Every era gets the art it deserves,” declares the German academic and respected collector Harald Falckenberg.

I sometimes think about this – especially when I’m gnawing my arm with boredom in the face of some pretentious performance piece or some vacuous but fashionable exhibition. But, more often, I ponder his dictum because although it sounds authoritative, even profound, I really have no idea what it means. It surely can’t be a moral point, given the close relationship through the ages between great art and tyranny, horror, cruelty and pain. It would be like saying that Stalin’s gulag deserved Solzhenitsyn’s novels, or that the trenches of the first world war were somehow necessary in order to create all that luminescent poetry, or that an act of genocidal violence in 1936 was properly rewarded with Picasso’s “Guernica”. That way madness would lie.

Falckenberg may have a moral comment in mind about our own era, – as a collector of contemporary art, he can be no stranger to the more deranged aspects of today’s art world, where art is valued for reasons of status, fashion, interior decoration or money-laundering rather than for any durable aesthetic worth. (But, perhaps, the same could have been said of the Renaissance. The art may have changed; human motives, no.)

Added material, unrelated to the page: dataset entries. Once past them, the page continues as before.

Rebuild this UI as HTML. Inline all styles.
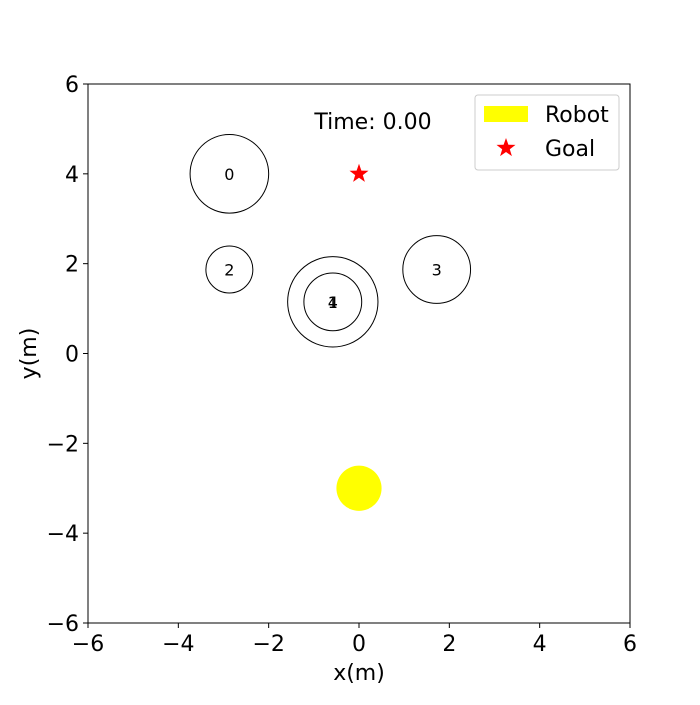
<!DOCTYPE html>
<html><head><meta charset="utf-8"><style>
body{margin:0;background:#fff;}
svg text{font-family:"DejaVu Sans","Liberation Sans",sans-serif;}
</style></head><body>
<svg id="chart" width="700" height="700"></svg>
<script>
const xTicks=[-6,-4,-2,0,2,4,6];
const yTicks=[-6,-4,-2,0,2,4,6];
const obsLabels=["0","1","2","3","4"];
const obsX=[-2.87,-0.58,-2.87,1.72,-0.58];
const obsY=[4.0,1.15,1.87,1.87,1.15];
const obsR=[0.87,1.0,0.52,0.75,0.64];
const robot=[0,-3,0.5];
const goal=[0,4];
const L=88,R=630,T=84,B=623;
const sx=v=>L+(v+6)/12*(R-L);
const sy=v=>B-(v+6)/12*(B-T);
const s=document.getElementById('chart');
const NS='http://www.w3.org/2000/svg';
function mk(t,a,p){const e=document.createElementNS(NS,t);for(const k in a)e.setAttribute(k,a[k]);(p||s).appendChild(e);return e;}
let e=mk('rect',{x:L,y:T,width:R-L,height:B-T,fill:'none',stroke:'#000','stroke-width':1});


xTicks.forEach(v=>{
 let l=mk('line',{x1:sx(v),x2:sx(v),y1:B,y2:B+5,stroke:'#000'});
 
 
 let t=mk('text',{x:sx(v),y:B+28,'text-anchor':'middle','font-size':22});
 t.textContent=(v<0?'\u2212':'')+Math.abs(v);
 
 
});
yTicks.forEach(v=>{
 let l=mk('line',{x1:L-5,x2:L,y1:sy(v),y2:sy(v),stroke:'#000'});
 
 
 let t=mk('text',{x:L-9,y:sy(v)+8,'text-anchor':'end','font-size':22});
 t.textContent=(v<0?'\u2212':'')+Math.abs(v);
 
 
});
let xt=mk('text',{x:(L+R)/2,y:680,'text-anchor':'middle','font-size':22});xt.textContent='x(m)';


let yt=mk('text',{x:36,y:(T+B)/2,'text-anchor':'middle','font-size':22,transform:`rotate(-90 36 ${(T+B)/2})`});yt.textContent='y(m)';


const kx=(R-L)/12;
obsX.forEach((x,i)=>{
 let c=mk('circle',{cx:sx(x),cy:sy(obsY[i]),r:obsR[i]*kx,fill:'none',stroke:'#000','stroke-width':1});
 
 
 let t=mk('text',{x:sx(x),y:sy(obsY[i])+6,'text-anchor':'middle','font-size':16});t.textContent=obsLabels[i];
 
 
});
let rb=mk('circle',{cx:sx(robot[0]),cy:sy(robot[1]),r:robot[2]*kx,fill:'#ffff00'});


function star(cx,cy,ro,ri){let p=[];for(let i=0;i<10;i++){const a=-Math.PI/2+i*Math.PI/5,r=i%2?ri:ro;p.push((cx+r*Math.cos(a)).toFixed(1)+','+(cy+r*Math.sin(a)).toFixed(1));}return p.join(' ');}
let g=mk('polygon',{points:star(sx(goal[0]),sy(goal[1]),10,4),fill:'#ff0000'});


let tm=mk('text',{x:373,y:129,'text-anchor':'middle','font-size':22});tm.textContent='Time: 0.00';


let lg=mk('rect',{x:475,y:95,width:144,height:75,rx:3,fill:'#fff',stroke:'#ccc'});


let lr=mk('rect',{x:484,y:106,width:44,height:16,fill:'#ffff00'});


let lt=mk('text',{x:545,y:122,'font-size':22});lt.textContent='Robot';


let ls=mk('polygon',{points:star(506,148,10,4),fill:'#ff0000'});


let lt2=mk('text',{x:545,y:156,'font-size':22});lt2.textContent='Goal';


</script>
</body></html>
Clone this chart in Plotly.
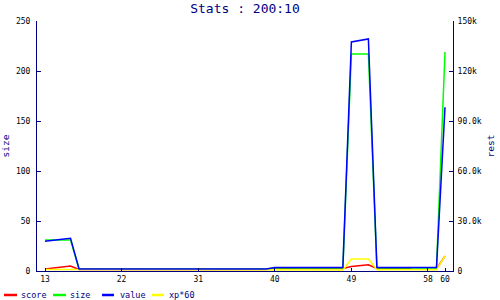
import plotly.graph_objects as go

# ---------------- data ----------------
x_vals = [13, 14, 15, 16, 17, 18, 19, 20, 21, 22, 23, 24, 25, 26, 27, 28,
          29, 30, 31, 32, 33, 34, 35, 36, 37, 38, 39, 40, 41, 42, 43, 44,
          45, 46, 47, 48, 49, 50, 51, 52, 53, 54, 55, 56, 57, 58, 59, 60]

score = [2, 3, 4.5, 5,
         1.5, 1.5, 1.5, 1.5, 1.5, 1.5, 1.5, 1.5, 1.5, 1.5, 1.5, 1.5,
         1.5, 1.5, 1.5, 1.5, 1.5, 1.5, 1.5, 1.5, 1.5, 1.5, 1.5,
         2.5, 2.5, 2.5, 2.5, 2.5, 2.5, 2.5, 2.5, 2.5,
         4.5, 5.5, 6.3,
         2.5, 2.5, 2.5, 2.5, 2.5, None, None, 2, 15]

size = [31, 31, 31, 31,
        2, 2, 2, 2, 2, 2, 2, 2, 2, 2, 2, 2,
        2, 2, 2, 2, 2, 2, 2, 2, 2, 2, 2,
        3, 3, 3, 3, 3, 3, 3, 3, 3,
        217, 217, 217,
        3, 3, 3, 3, 3, 3, 3, 3, 219]

value = [17800, 18600, 19000, 19600,
         1200, 1200, 1200, 1200, 1200, 1200, 1200, 1200, 1200, 1200, 1200, 1200,
         1200, 1200, 1200, 1200, 1200, 1200, 1200, 1200, 1200, 1200, 1200,
         2100, 2100, 2100, 2100, 2100, 2100, 2100, 2100, 2100,
         137400, 138300, 139200,
         2100, 2100, 2100, 2100, 2100, 2100, 2100, 2100, 98200]

xp60 = [1.5, 1.5, 1.5, 1.5,
        1, 1, 1, 1, 1, 1, 1, 1, 1, 1, 1, 1,
        1, 1, 1, 1, 1, 1, 1, 1, 1, 1, 1,
        1, 1, 1, 1, 1, 1, 1, 1, 1,
        12, 12, 12,
        1.2, 1.2, 1.2, 1.2, 1.2, 1.2, 1.2, 1.2, 15]

x_ticks = [13, 22, 31, 40, 49, 58, 60]
left_ticks = [0, 50, 100, 150, 200, 250]
right_tickvals = [0, 30000, 60000, 90000, 120000, 150000]
right_ticktext = ["0", "30.0k", "60.0k", "90.0k", "120k", "150k"]

series_names = ["score", "size", "value", "xp*60"]
series_colors = ["#ff0000", "#00ff00", "#0000ff", "#ffff00"]

title_text = "Stats : 200:10"
left_title = "size"
right_title = "rest"

# ---------------- layout constants ----------------
W, H = 500, 300
ML, MR, MT, MB = 37, 47, 21, 29
PW, PH = W - ML - MR, H - MT - MB
NAVY = "#00007f"
FONT = "DejaVu Sans Mono"

# legend geometry (pixels)
leg_line_x = [(4, 17), (53, 66), (102, 114), (152, 164)]
leg_text_x = [19, 68, 118, 167]
leg_y = 295


def px_x(p):
    return (p - ML) / PW


def px_y(p):
    return (H - MB - p) / PH


fig = go.Figure()
data_series = [score, size, value, xp60]
for name, color, ys in zip(series_names, series_colors, data_series):
    fig.add_trace(go.Scatter(
        x=x_vals, y=ys, name=name, mode="lines",
        line=dict(color=color, width=1.5),
        yaxis="y2" if name == "value" else "y",
        connectgaps=False,
        showlegend=False,
    ))

shapes = []
annotations = []
for (x0, x1), tx, name, color in zip(leg_line_x, leg_text_x, series_names, series_colors):
    shapes.append(dict(type="line", xref="paper", yref="paper",
                       x0=px_x(x0), x1=px_x(x1), y0=px_y(leg_y), y1=px_y(leg_y),
                       line=dict(color=color, width=2.5)))
    annotations.append(dict(text=name, xref="paper", yref="paper",
                            x=px_x(tx), y=px_y(leg_y), xanchor="left", yanchor="middle",
                            showarrow=False, font=dict(family=FONT, size=8.5, color=NAVY)))

axis_common = dict(showgrid=False, zeroline=False, showline=True, linecolor=NAVY,
                   linewidth=1, ticks="inside", tickcolor=NAVY, automargin=False,
                   tickfont=dict(family=FONT, size=8, color="black"))

fig.update_layout(
    width=W, height=H,
    margin=dict(l=ML, r=MR, t=MT, b=MB, pad=0, autoexpand=False),
    paper_bgcolor="white", plot_bgcolor="white",
    title=dict(text=title_text, x=0.5, xref="paper", xanchor="center",
               y=1 - 8.5 / H, yref="container", yanchor="middle",
               font=dict(family=FONT, size=13, color=NAVY)),
    xaxis=dict(range=[12.06, 60.94], tickvals=x_ticks, ticklen=3,
               ticklabelstandoff=0, **axis_common),
    yaxis=dict(range=[0, 250], tickvals=left_ticks, ticklen=4,
               ticklabelstandoff=4,
               title=dict(text=left_title, standoff=6,
                          font=dict(family=FONT, size=9.5, color=NAVY)),
               **axis_common),
    yaxis2=dict(range=[0, 150000], overlaying="y", side="right",
                tickvals=right_tickvals, ticktext=right_ticktext, ticklen=4,
                ticklabelstandoff=2,
                title=dict(text=right_title, standoff=6,
                           font=dict(family=FONT, size=9.5, color=NAVY)),
                **axis_common),
    shapes=shapes,
    annotations=annotations,
    showlegend=False,
)

fig.write_html("out.html")
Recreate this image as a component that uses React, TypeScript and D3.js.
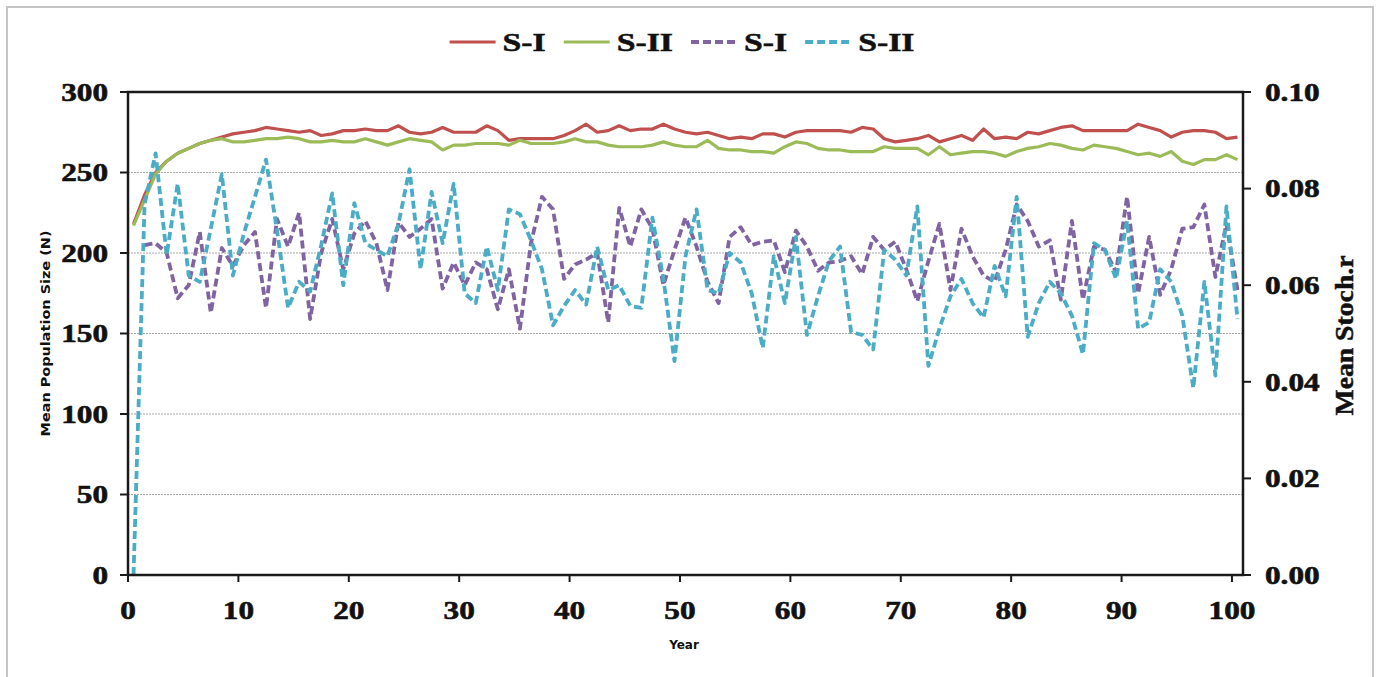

On the positive side, though, I think Falckenberg means that we get the art and culture that we care about and work for. We “deserve” it in that sense. And something of that feeling must be uppermost in the minds of the Arts Council decision makers, whose latest round of awards (I’m not going to call it, as many of my press colleagues like to do, a round of cuts) has recently been announced.

It’s obviously a tense moment for the cultural institutions and individuals involved; even for those of us who believe that public funding is one of the most essential ways in which we will create the cultural landscape we want. In Britain this is demonstrably true – it’s no mystery that from the 1960s onwards Britain started to become a powerhouse of contemporary culture, beginning with rock music and fashion, on to a golden era of novelists and, of course, the celebrated YBAs.

No mystery, because the facts are simple: the overwhelming majority of those creative people were the product of fully-funded educational opportunities after the second world war. (And free milk in the playground.) The scene was richly enhanced, too, by the children of postwar immigrants.

This week I was in Birmingham, at the Ikon gallery, which, under the exuberant hand of director Jonathan Watkins, is celebrating its 50th birthday. The gallery was a child of the 1960s, born in optimism and a spirit of experiment, and its attitude to new artists was in keeping with that spirit.

Watkins has marked its history by staging a series of exhibitions celebrating the passing decades, each of which shows a pretty remarkable prescience about talent in the making. These have reached the 1980s, with a beautifully and thoughtfully crafted show that shines a spotlight on so much that was inventive and extraordinary (as well as a little bit that was completely bonkers) about that decade. It’s called As Exciting as We Can Make It, which is a quote from a letter the then director Hugh Stoddart wrote to the American artist Agnes Denes, inviting her to exhibit at the gallery.

The letter explained that Ikon was a non-profit gallery supported by the local authority and national Arts Council – this is telling, given that the date was 1978 – describing itself as “one of the small number” of British public galleries specialising in contemporary art. A year later, Margaret Thatcher came to power, and many such institutions started to feel a blast so chilly it almost froze them to death. But – look – it didn’t, and the creative thinking involved in negotiating the tough realities of mixed-economy financing has not been all bad.

But the bedrock of public funding remains essential, and Watkins has been speaking out about it this week. He makes an eloquent plea about a more equitable distribution of funds: one report claims that Londoners receive cultural subsidies 15 times greater than those in the regions of Britain.

Watkins also pointed out a significant linguistic shift. Instead of “awards” and “grants”, the Arts Council now chooses to talk in terms of “investment”. And how right it is: this allocation of public funds is the seed money for a creative economy that is now valued in the billions of pounds. It shows, Watkins says, “an understanding that support for the arts is not a charitable donation but a vital investment”.

There’s much in terminology. Whether we want to describe arts funding as a higher moral cause, think of it as a pragmatic bread-and-circuses approach to the body politic or calculate its extremely healthy return on public investment in the creative economy doesn’t matter to me. But it does to some: so if “investment” is the language of the day, that’s fine. It’s an argument strong enough to be solidly justified from many points of view. And that is how we will get the art and culture that we hope to deserve.